** Aim of the task **
Below are several records. Retype exactly those lines running from the one with "Convert this diagram to TikZ code." through the one with "(0,0) rectangle (2862,1484);", end lines included, and no others.

** Material supplied **
----

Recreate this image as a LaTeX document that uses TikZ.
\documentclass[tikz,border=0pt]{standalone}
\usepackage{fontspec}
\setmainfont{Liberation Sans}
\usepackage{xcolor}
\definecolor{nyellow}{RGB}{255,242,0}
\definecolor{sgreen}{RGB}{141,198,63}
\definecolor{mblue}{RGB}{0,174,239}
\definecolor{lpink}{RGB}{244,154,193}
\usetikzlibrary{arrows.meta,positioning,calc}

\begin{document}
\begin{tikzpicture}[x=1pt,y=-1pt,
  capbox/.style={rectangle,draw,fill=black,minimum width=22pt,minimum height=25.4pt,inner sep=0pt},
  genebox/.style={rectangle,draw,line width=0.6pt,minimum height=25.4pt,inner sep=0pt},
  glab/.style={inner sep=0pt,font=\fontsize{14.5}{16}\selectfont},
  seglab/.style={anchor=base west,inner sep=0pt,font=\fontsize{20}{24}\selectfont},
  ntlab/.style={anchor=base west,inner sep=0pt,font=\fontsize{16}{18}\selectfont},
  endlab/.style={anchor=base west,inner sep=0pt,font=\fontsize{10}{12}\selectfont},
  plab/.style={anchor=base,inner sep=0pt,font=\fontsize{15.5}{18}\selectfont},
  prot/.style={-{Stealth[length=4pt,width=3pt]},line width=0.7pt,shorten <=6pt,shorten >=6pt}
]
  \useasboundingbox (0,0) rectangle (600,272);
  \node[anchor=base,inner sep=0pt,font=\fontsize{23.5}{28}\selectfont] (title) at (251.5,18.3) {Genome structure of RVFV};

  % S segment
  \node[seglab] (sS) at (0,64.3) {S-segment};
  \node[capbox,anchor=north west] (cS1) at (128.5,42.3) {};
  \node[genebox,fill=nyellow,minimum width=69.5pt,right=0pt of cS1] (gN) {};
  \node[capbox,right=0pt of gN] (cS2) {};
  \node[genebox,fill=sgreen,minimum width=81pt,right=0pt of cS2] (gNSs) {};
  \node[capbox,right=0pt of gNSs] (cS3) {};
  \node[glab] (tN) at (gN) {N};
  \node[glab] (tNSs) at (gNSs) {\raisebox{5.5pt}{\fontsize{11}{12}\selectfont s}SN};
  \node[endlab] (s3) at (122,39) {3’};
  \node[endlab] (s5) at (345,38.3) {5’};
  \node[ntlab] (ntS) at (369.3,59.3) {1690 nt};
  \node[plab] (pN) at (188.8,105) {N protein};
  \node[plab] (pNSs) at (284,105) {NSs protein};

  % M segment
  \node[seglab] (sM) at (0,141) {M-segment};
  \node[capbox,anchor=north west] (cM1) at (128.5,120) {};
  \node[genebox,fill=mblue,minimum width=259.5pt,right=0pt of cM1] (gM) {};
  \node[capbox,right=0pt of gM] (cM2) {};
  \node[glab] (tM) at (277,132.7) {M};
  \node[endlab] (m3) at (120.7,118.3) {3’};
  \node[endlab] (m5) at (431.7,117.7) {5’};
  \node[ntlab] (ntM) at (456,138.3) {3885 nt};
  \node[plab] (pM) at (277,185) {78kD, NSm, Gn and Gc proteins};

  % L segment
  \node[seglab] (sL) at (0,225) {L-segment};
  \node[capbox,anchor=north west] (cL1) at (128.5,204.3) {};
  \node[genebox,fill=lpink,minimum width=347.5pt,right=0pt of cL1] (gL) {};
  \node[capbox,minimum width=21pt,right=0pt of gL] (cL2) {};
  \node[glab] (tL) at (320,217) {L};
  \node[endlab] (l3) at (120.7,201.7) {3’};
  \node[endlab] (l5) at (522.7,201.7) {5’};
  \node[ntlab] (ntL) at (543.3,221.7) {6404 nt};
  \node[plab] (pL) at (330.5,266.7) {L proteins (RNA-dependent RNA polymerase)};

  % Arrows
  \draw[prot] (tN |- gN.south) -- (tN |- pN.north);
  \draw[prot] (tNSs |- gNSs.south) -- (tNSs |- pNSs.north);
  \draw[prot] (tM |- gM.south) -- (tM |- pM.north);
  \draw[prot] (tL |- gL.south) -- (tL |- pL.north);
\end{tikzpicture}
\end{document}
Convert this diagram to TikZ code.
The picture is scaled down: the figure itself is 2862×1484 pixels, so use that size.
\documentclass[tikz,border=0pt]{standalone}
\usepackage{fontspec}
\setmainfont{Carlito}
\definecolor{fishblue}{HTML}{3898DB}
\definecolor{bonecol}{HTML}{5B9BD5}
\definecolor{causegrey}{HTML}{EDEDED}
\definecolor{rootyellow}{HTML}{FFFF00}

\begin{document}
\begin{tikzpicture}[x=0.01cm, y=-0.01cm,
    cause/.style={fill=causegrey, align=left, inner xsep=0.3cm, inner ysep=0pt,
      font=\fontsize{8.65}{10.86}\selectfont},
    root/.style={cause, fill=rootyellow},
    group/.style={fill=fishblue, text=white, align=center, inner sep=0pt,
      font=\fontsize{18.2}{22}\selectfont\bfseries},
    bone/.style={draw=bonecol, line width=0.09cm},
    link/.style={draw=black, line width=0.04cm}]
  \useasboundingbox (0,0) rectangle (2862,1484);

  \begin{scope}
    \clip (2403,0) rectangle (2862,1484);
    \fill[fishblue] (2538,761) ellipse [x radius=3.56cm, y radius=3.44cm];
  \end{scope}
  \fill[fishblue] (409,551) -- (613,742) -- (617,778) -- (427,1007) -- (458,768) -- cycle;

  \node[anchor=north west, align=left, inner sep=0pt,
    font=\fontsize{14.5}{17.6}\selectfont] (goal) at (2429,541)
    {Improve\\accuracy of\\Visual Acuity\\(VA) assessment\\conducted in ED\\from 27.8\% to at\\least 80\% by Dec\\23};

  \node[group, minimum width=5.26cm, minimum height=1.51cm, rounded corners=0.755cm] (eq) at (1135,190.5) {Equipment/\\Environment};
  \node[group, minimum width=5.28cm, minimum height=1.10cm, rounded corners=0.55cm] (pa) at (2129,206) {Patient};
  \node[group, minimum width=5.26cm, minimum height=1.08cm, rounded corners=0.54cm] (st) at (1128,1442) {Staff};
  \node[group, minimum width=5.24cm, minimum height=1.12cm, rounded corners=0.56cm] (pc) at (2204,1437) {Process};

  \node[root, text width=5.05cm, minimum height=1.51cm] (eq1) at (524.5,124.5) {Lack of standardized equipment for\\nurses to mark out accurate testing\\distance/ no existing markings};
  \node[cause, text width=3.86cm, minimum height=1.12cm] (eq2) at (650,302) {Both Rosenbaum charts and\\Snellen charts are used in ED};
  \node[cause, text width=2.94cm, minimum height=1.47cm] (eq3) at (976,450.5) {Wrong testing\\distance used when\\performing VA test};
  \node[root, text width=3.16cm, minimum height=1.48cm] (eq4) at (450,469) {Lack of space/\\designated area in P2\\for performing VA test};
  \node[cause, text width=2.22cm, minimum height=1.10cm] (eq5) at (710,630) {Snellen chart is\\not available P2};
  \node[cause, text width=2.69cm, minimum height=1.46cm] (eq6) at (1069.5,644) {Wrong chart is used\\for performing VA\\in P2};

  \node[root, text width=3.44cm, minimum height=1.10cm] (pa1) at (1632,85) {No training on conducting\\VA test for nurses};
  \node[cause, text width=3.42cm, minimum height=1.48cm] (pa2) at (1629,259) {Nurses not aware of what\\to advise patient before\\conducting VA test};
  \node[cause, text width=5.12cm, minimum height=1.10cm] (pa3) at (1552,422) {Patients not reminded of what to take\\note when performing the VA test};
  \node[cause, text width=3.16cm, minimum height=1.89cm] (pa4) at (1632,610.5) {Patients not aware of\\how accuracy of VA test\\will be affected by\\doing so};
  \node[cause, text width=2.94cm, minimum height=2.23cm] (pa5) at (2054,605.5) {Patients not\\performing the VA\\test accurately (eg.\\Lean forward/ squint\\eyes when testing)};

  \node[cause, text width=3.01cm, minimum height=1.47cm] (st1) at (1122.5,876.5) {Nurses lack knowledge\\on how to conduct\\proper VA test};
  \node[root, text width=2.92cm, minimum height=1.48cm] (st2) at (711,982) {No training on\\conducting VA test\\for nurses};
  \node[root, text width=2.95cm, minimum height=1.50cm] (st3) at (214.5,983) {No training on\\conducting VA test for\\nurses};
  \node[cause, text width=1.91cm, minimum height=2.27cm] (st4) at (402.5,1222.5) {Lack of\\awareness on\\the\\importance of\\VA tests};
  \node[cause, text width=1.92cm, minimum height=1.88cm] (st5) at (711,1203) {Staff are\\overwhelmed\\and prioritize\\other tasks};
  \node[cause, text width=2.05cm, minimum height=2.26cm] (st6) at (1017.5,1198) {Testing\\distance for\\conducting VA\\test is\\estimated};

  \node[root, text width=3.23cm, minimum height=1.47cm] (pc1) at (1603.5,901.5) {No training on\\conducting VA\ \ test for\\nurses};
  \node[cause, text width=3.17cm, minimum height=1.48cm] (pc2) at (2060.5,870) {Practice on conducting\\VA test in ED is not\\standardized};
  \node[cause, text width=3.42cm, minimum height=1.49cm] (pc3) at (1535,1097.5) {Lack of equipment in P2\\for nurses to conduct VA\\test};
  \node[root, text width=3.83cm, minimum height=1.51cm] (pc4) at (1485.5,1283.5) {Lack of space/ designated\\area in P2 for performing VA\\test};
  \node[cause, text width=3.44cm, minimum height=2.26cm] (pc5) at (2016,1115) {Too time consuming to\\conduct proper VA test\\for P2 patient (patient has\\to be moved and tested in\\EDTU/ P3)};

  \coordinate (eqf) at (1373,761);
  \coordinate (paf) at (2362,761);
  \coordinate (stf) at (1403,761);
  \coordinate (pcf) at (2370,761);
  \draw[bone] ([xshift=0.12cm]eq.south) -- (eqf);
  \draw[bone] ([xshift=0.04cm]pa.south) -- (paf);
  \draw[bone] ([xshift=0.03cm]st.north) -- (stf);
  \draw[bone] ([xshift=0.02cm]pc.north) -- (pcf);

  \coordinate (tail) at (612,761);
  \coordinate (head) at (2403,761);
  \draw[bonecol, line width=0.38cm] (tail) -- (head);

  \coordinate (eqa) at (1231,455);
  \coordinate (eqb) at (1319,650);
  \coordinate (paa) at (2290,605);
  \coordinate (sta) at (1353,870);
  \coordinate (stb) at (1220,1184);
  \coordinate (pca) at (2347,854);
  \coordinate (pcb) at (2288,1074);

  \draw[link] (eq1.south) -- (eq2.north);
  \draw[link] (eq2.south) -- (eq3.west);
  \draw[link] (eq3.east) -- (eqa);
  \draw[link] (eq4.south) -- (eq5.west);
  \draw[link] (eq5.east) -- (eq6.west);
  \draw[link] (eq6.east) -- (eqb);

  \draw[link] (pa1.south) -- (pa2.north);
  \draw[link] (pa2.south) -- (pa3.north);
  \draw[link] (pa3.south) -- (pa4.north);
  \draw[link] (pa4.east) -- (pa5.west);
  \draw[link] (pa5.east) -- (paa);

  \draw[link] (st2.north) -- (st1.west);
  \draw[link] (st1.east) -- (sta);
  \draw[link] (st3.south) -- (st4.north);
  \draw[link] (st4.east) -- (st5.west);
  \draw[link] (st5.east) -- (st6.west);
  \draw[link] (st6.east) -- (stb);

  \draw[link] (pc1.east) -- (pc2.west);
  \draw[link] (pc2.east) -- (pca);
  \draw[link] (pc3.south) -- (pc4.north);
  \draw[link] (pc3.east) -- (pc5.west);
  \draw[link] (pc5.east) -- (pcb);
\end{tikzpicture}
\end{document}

----

** Final result **
Convert this diagram to TikZ code.
The picture is scaled down: the figure itself is 2862×1484 pixels, so use that size.
\documentclass[tikz,border=0pt]{standalone}
\usepackage{fontspec}
\setmainfont{Carlito}
\definecolor{fishblue}{HTML}{3898DB}
\definecolor{bonecol}{HTML}{5B9BD5}
\definecolor{causegrey}{HTML}{EDEDED}
\definecolor{rootyellow}{HTML}{FFFF00}

\begin{document}
\begin{tikzpicture}[x=0.01cm, y=-0.01cm,
    cause/.style={fill=causegrey, align=left, inner xsep=0.3cm, inner ysep=0pt,
      font=\fontsize{8.65}{10.86}\selectfont},
    root/.style={cause, fill=rootyellow},
    group/.style={fill=fishblue, text=white, align=center, inner sep=0pt,
      font=\fontsize{18.2}{22}\selectfont\bfseries},
    bone/.style={draw=bonecol, line width=0.09cm},
    link/.style={draw=black, line width=0.04cm}]
  \useasboundingbox (0,0) rectangle (2862,1484);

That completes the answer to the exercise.